GOAL:
Determine how many lines below hold the string "this". Reply with the number alone.

SUPPLIED RECORDS:

* * *

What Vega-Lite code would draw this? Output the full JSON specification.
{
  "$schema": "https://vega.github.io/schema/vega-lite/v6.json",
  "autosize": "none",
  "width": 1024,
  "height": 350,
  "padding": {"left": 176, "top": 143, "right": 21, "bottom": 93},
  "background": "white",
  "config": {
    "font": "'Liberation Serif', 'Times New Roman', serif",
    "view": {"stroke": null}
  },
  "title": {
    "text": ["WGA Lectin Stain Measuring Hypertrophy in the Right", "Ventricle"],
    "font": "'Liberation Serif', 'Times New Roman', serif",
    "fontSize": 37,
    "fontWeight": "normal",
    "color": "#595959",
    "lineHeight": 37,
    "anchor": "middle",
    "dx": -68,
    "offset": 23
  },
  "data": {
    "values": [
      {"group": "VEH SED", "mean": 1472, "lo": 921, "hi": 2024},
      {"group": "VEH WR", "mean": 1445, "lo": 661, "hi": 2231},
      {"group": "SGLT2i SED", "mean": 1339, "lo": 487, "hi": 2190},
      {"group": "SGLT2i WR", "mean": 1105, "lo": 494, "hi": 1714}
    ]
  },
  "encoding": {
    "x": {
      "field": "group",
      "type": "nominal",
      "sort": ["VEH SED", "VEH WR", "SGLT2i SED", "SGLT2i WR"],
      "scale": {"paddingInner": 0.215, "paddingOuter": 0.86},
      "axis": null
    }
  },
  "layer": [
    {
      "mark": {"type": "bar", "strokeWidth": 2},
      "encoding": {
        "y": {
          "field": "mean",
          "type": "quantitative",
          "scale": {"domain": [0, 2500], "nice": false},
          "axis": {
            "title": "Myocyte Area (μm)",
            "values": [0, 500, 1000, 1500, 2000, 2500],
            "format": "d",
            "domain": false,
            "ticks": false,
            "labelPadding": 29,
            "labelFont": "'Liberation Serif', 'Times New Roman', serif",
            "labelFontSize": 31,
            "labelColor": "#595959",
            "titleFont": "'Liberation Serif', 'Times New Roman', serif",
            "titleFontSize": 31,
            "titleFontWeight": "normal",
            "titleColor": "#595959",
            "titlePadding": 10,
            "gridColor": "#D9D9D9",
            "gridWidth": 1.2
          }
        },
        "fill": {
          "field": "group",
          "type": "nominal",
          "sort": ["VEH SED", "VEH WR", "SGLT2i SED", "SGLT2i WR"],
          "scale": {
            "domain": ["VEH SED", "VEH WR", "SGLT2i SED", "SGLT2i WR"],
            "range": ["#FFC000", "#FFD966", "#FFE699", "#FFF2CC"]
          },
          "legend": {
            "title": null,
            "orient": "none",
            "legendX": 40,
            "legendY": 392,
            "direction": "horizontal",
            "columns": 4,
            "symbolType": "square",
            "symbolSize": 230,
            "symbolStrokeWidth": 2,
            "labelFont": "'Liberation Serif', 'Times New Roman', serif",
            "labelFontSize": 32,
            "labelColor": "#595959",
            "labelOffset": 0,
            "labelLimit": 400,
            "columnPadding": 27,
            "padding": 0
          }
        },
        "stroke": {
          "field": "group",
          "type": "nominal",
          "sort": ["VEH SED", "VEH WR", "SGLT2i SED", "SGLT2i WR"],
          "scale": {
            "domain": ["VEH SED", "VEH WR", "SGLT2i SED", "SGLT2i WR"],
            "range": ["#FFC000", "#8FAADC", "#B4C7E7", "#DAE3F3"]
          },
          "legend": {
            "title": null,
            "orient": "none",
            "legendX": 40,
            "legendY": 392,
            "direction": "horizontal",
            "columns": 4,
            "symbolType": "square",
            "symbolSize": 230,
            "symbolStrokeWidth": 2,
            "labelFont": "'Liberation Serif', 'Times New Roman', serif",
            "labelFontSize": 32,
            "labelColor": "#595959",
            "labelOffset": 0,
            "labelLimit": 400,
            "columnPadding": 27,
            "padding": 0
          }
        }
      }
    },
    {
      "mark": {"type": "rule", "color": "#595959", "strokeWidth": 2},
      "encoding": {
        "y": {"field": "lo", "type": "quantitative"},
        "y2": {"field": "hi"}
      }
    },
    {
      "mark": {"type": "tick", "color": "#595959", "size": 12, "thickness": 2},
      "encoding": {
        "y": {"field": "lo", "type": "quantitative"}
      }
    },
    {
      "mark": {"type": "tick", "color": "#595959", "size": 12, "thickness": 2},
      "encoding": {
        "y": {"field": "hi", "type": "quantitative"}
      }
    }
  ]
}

* * *

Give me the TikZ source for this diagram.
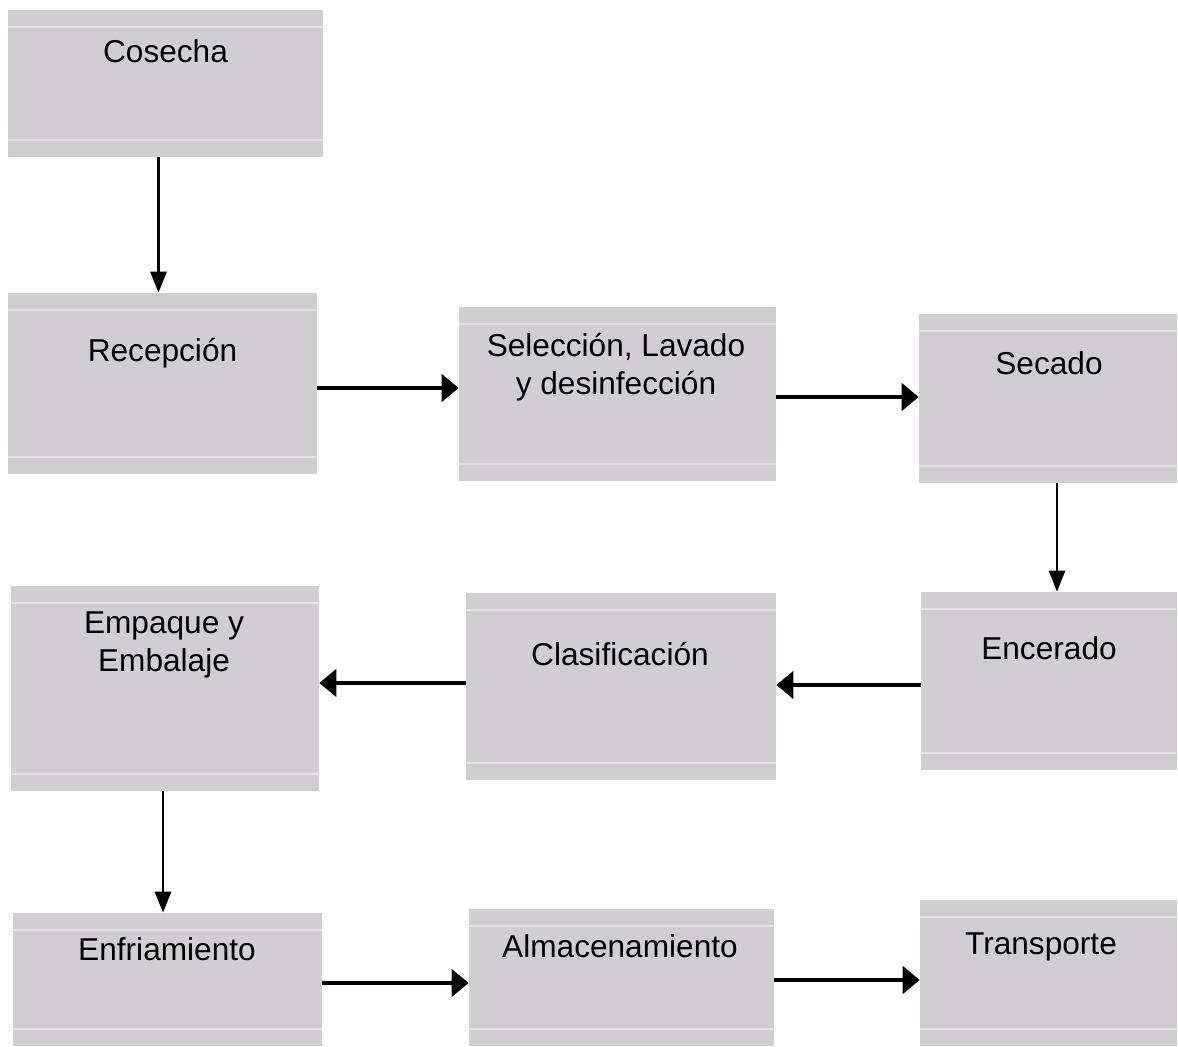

* * *

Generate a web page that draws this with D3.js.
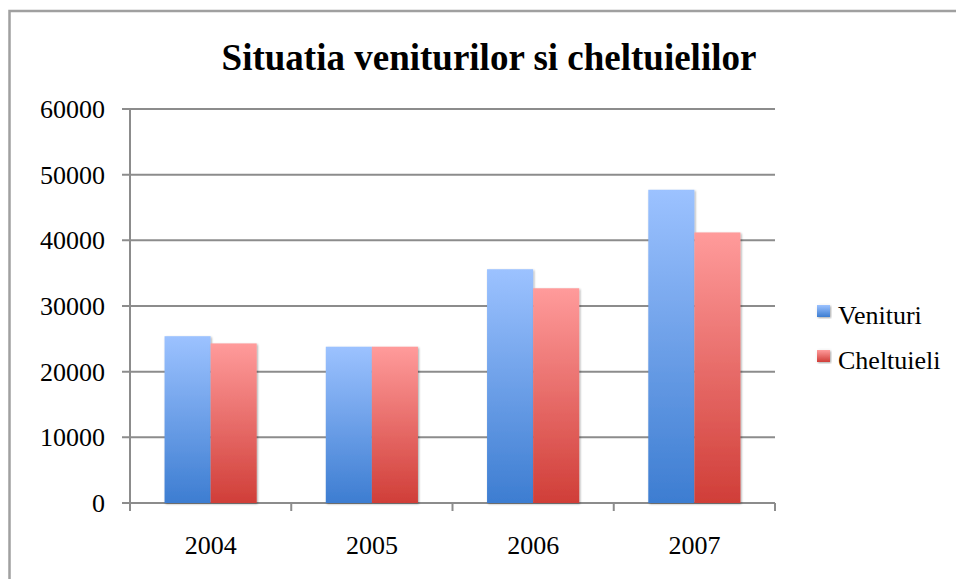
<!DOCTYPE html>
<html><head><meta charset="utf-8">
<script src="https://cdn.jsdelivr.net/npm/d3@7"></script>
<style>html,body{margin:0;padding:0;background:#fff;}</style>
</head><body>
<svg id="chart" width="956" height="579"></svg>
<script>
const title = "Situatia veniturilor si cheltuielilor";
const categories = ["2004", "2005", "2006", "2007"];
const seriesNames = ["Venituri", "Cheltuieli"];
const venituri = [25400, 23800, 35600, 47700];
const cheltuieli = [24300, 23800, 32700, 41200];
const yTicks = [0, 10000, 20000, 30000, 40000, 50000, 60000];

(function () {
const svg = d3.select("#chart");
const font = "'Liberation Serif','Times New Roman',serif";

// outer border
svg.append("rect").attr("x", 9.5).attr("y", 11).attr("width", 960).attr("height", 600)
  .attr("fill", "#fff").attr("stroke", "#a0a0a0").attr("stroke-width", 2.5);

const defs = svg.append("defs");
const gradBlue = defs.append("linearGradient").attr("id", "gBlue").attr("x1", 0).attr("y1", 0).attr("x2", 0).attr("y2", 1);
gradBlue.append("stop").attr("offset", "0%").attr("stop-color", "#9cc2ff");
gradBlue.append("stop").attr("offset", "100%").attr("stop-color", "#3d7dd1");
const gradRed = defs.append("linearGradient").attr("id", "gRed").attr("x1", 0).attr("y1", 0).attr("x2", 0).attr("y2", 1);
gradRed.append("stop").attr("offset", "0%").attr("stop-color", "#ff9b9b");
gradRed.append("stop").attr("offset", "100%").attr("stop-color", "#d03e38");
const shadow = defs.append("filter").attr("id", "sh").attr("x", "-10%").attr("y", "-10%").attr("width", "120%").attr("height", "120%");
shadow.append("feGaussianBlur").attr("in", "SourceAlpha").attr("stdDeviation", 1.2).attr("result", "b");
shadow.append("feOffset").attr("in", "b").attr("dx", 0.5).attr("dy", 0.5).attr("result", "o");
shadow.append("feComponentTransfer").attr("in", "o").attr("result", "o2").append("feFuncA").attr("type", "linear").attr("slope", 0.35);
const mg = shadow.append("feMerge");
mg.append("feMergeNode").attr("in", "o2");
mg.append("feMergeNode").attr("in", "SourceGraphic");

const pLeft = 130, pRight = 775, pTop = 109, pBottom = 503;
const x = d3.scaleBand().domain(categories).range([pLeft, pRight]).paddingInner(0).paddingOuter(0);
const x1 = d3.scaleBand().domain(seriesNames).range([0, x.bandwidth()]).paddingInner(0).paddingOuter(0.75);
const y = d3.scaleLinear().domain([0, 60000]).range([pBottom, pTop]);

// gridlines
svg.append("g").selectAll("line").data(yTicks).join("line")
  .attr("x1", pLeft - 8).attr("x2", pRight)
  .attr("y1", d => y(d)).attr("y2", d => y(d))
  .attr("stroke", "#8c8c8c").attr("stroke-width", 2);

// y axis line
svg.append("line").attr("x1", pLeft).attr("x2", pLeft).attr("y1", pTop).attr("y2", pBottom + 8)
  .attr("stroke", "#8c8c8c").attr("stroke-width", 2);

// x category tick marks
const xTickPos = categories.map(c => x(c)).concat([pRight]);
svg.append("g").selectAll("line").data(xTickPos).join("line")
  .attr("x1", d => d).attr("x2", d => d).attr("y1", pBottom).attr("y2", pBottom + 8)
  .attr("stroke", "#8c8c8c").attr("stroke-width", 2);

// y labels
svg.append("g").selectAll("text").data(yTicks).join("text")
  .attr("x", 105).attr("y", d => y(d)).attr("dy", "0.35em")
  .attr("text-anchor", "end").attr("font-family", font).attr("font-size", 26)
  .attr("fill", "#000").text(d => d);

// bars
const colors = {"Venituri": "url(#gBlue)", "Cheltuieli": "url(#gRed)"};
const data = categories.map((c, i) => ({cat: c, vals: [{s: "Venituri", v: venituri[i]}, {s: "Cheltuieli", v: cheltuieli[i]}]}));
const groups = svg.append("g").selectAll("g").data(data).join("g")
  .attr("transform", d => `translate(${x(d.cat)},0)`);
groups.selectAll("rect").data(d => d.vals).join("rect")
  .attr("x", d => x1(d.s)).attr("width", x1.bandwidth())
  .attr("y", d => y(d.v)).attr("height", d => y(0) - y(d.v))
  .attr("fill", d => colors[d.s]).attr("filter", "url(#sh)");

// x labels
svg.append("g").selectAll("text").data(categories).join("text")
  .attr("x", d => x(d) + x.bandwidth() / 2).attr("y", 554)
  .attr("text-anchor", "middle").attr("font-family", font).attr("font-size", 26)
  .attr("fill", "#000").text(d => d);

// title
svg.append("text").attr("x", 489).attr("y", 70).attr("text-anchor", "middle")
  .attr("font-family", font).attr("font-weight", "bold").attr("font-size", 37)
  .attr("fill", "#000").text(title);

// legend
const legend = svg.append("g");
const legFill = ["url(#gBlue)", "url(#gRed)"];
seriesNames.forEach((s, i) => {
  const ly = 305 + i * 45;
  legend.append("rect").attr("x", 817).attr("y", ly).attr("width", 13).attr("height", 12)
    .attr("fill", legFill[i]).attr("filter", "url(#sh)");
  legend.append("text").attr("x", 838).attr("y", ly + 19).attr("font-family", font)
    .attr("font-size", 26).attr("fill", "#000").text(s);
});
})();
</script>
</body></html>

* * *

RIGHT ANSWER:
3